Six-year-old Pride College Prep student Ferdinand Carter knows how to play 35 songs on his classroom’s keyboard, and he can read the sheet music, too.
Ferdinand and nearly 40 of his kindergarten classmates have learned to play and read music through the school’s music education program, which uses the national nonprofit music instruction system Music and the Brain, and the tutelage of a musician-turned-teacher, Nathan Money.
Money’s an alumnus of a local artist fellowship program, Artist Corps, which puts practicing musicians in public school classrooms. The program has placed artists in ten New Orleans schools in the last three years, and fellows will be able to get teaching certifications from the program starting this summer.
Most of Money’s kids didn’t have music knowledge before starting the class, he said. The point of the program isn’t to get students to master all the songs in their music books, though many of them have. The point is to teach them basic music concepts. Learning music also helps them in other areas, he said.
“It really helps in the direction of literacy, for one, because they’re decoding, just like they do with words,” Money said.
The program gets more complicated as kids move through it, first starting with right-hand only, short pieces, and eventually moving to two-handed, longer pieces. Students learn to read and play music through singing, movement, clapping, and music games. Learning music in this way is “a really good foundation” for future musicianship, Money said.
It’s that foundation that groups such as Artist Corps are focused on building. Schools need to be creating music curricula for younger students, as well as middle and high school students, Sonya Robinson, the organization’s director said.
“Some of our middle school and high school programs were suffering because kids got to middle school or high school and had never picked up a horn, and had never played music,” Robinson said.
Artist Corps helps schools build new music programs by partnering with them to put a musician fellow in the classroom, at a reduced cost to the school, for two years. The program’s fellows range in age and experience from recent college graduates, such as Money, to Grammy-award-winning artists, such as bassist David Pulphus.
After the two-year period, the school commits to hire a full-time teacher at full cost, on its own. The school often ends up hiring the fellow, Robinson said.

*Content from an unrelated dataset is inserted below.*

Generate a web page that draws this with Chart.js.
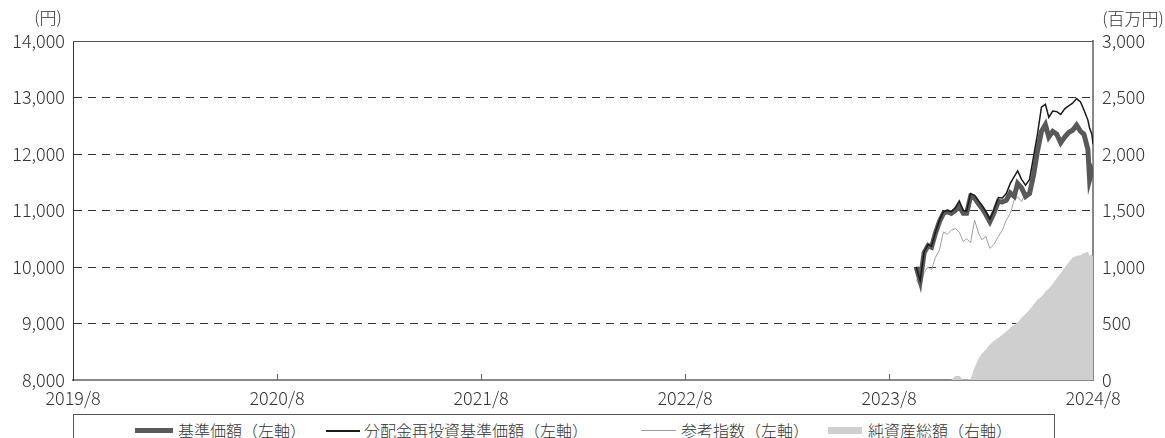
<!DOCTYPE html>
<html>
<head>
<meta charset="utf-8">
<script src="https://cdn.jsdelivr.net/npm/chart.js@4"></script>
<style>
  body { margin: 0; background: #fff; font-family: "Noto Sans CJK JP", sans-serif; color: #333; }
  #wrap { position: relative; width: 1165px; height: 438px; overflow: hidden; }
  #legend { position: absolute; left: 73px; top: 414px; width: 982px; height: 40px; border: 1px solid #555; box-sizing: border-box; }
  .item { position: absolute; top: 5px; font-size: 16px; font-weight: 300; line-height: 20px; white-space: nowrap; }
  .mark { position: absolute; }
</style>
</head>
<body>
<div id="wrap">
  <canvas id="chart" width="1165" height="410"></canvas>
  <div id="legend">
    <div class="mark" style="left:61px; top:13px; width:38px; height:5px; background:#5a5a5a;"></div>
    <div class="item" style="left:104px;">基準価額（左軸）</div>
    <div class="mark" style="left:252px; top:15px; width:34px; height:2px; background:#1a1a1a;"></div>
    <div class="item" style="left:290px;">分配金再投資基準価額（左軸）</div>
    <div class="mark" style="left:567px; top:15px; width:35px; height:1px; background:#a0a0a0;"></div>
    <div class="item" style="left:607px;">参考指数（左軸）</div>
    <div class="mark" style="left:754px; top:12px; width:34px; height:7px; background:#cfcfcf;"></div>
    <div class="item" style="left:794px;">純資産総額（右軸）</div>
  </div>
</div>
<script>
// dates (weekly, from fund inception)
const dates = [
  "2023/10/8", "2023/10/15", "2023/10/22", "2023/10/29", "2023/11/5", "2023/11/12", "2023/11/19", "2023/11/26",
  "2023/12/3", "2023/12/10", "2023/12/17", "2023/12/24", "2023/12/31", "2024/1/7", "2024/1/14", "2024/1/21",
  "2024/1/28", "2024/2/4", "2024/2/11", "2024/2/18", "2024/2/25", "2024/3/3", "2024/3/10", "2024/3/17",
  "2024/3/24", "2024/3/31", "2024/4/7", "2024/4/14", "2024/4/21", "2024/4/28", "2024/5/5", "2024/5/12",
  "2024/5/19", "2024/5/26", "2024/6/2", "2024/6/9", "2024/6/16", "2024/6/23", "2024/6/30", "2024/7/7",
  "2024/7/14", "2024/7/21", "2024/7/28", "2024/8/4", "2024/8/11", "2024/8/14", "2024/8/18", "2024/8/20"
];

// 基準価額 (円)
const navValues = [
  10000, 9750, 10250, 10380, 10350, 10600, 10800, 10950, 10980, 10950,
  11000, 11080, 10950, 10950, 11250, 11220, 11120, 11040, 10930, 10800,
  10950, 11160, 11150, 11180, 11310, 11250, 11480, 11400, 11250, 11300,
  11620, 12050, 12400, 12520, 12300, 12400, 12350, 12200, 12300, 12380,
  12420, 12510, 12400, 12350, 12080, 11550, 11700, 11650
];

// 分配金再投資基準価額 (円)
const reinvestValues = [
  10000, 9760, 10270, 10400, 10370, 10620, 10830, 10980, 11000, 10980,
  11050, 11170, 11000, 10990, 11300, 11270, 11170, 11090, 10980, 10850,
  11010, 11230, 11220, 11300, 11480, 11600, 11700, 11550, 11450, 11550,
  11950, 12350, 12830, 12880, 12650, 12760, 12750, 12700, 12800, 12850,
  12900, 12980, 12920, 12780, 12600, 12460, 12350, 12180
];

// 参考指数 (円)
const indexValues = [
  9780, 9650, 9900, 10000, 9950, 10170, 10300, 10620, 10580, 10650,
  10680, 10620, 10450, 10500, 10430, 10830, 10600, 10480, 10540, 10330,
  10400, 10540, 10650, 10830, 10950, 11190, 11240, 11160, 11310, 11330,
  11600, 12030, 12380, 12500, 12280, 12380, 12330, 12180, 12280, 12360,
  12400, 12490, 12380, 12330, 12100, 11650, 11800, 11900
];

// 純資産総額 (百万円)
const assetValues = [
  0, 0, 0, 0, 0, 0, 0, 0, 0, 0,
  35, 35, 5, 5, 10, 110, 190, 235, 270, 315,
  345, 375, 400, 430, 460, 490, 510, 550, 585, 625,
  665, 710, 740, 780, 810, 850, 900, 945, 995, 1040,
  1085, 1100, 1105, 1125, 1135, 1100, 1110, 1090
];

const startYear = 2019;
const yearLabels = ["2019/8", "2020/8", "2021/8", "2022/8", "2023/8", "2024/8"];

// months since 2019/8/20
function toMonths(d) {
  const [y, m, day] = d.split("/").map(Number);
  return (y - startYear) * 12 + (m - 8) + (day - 20) / 30;
}

function series(values) {
  return values.map((v, i) => ({ x: toMonths(dates[i]), y: v }));
}

const extras = {
  id: "extras",
  afterDraw(chart) {
    const { ctx, chartArea: a, scales } = chart;
    ctx.save();
    ctx.strokeStyle = "#555";
    ctx.lineWidth = 1;
    ctx.beginPath();
    ctx.moveTo(a.left, a.top + 0.5);
    ctx.lineTo(a.right, a.top + 0.5);
    ctx.stroke();

    ctx.strokeStyle = "#666";
    scales.x.ticks.forEach((t, i) => {
      if (i === 0 || i === scales.x.ticks.length - 1) return;
      const px = Math.round(scales.x.getPixelForValue(t.value)) + 0.5;
      ctx.beginPath();
      ctx.moveTo(px, a.bottom);
      ctx.lineTo(px, a.bottom - 6);
      ctx.stroke();
    });

    ctx.fillStyle = "#333";
    ctx.font = '300 17px "Noto Sans CJK JP"';
    ctx.textAlign = "center";
    ctx.textBaseline = "middle";
    ctx.fillText("(円)", 48, 18);
    ctx.fillText("(百万円)", 1133, 19);
    ctx.restore();
  }
};

Chart.defaults.font.family = '"Noto Sans CJK JP", sans-serif';
Chart.defaults.font.size = 18;
Chart.defaults.font.weight = 300;
Chart.defaults.color = "#333";

new Chart(document.getElementById("chart"), {
  type: "line",
  data: {
    datasets: [
      {
        label: "分配金再投資基準価額（左軸）",
        data: series(reinvestValues),
        borderColor: "#1a1a1a",
        borderWidth: 1.5,
        yAxisID: "y",
        order: 0,
      },
      {
        label: "基準価額（左軸）",
        data: series(navValues),
        borderColor: "#595959",
        borderWidth: 5,
        yAxisID: "y",
        order: 1,
      },
      {
        label: "参考指数（左軸）",
        data: series(indexValues),
        borderColor: "#a0a0a0",
        borderWidth: 1,
        yAxisID: "y",
        order: 2,
      },
      {
        label: "純資産総額（右軸）",
        data: series(assetValues),
        borderWidth: 0,
        borderColor: "#cfcfcf",
        backgroundColor: "#cfcfcf",
        fill: "origin",
        yAxisID: "y1",
        order: 3,
      },
    ],
  },
  options: {
    responsive: false,
    animation: false,
    layout: { padding: { top: 41, left: 0, right: 0, bottom: 0 } },
    elements: { point: { radius: 0 }, line: { tension: 0 } },
    plugins: { legend: { display: false }, tooltip: { enabled: false } },
    scales: {
      x: {
        type: "linear",
        min: 0,
        max: 60,
        afterFit: (s) => { s.height = 30; },
        grid: { display: false, drawTicks: false },
        border: { color: "#888", width: 2 },
        ticks: {
          stepSize: 12,
          autoSkip: false,
          maxRotation: 0,
          padding: 7,
          callback: (v) => yearLabels[v / 12],
        },
      },
      y: {
        position: "left",
        min: 8000,
        max: 14000,
        afterFit: (s) => { s.width = 73; },
        grid: {
          drawTicks: false,
          color: (c) => (c.tick.value === 8000 || c.tick.value === 14000) ? "rgba(0,0,0,0)" : "#333",
        },
        border: { color: "#333", width: 1, dash: [8, 6] },
        ticks: { stepSize: 1000, padding: 8, callback: (v) => v.toLocaleString("en-US") },
      },
      y1: {
        position: "right",
        min: 0,
        max: 3000,
        afterFit: (s) => { s.width = 72; },
        grid: { display: false, drawTicks: false },
        border: { color: "#888", width: 2 },
        ticks: { stepSize: 500, padding: 9, callback: (v) => v.toLocaleString("en-US") },
      },
    },
  },
  plugins: [extras],
});
</script>
</body>
</html>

Money, who has been at Pride for three years, was instrumental in getting the Music and the Brain program, school director Michael Richard said. Money also led efforts to partner with a guitar instruction program aimed at young kids, Little Kids Rock.
Music and the Brain donated 30 keyboards to Pride, and Little Kids Rock footed the bill for another set of acoustic guitars for Pride’s third and fourth grade students.
Richard hooked up with Artist Corps because he wanted Pride to have a strong music education program from the beginning, and because it was inexpensive, he said. The school will add another music instructor next year, in addition to the position Money holds now, and eventually the school hopes to have jazz and brass bands.
Pride’s parents, such as Delcena Francis, the grandmother of six-year-old Tariq Wheeler, say that their students enjoy the program. “They should do this with all the schools because it helps them,” she said. “A lot of them are really reading the notes.”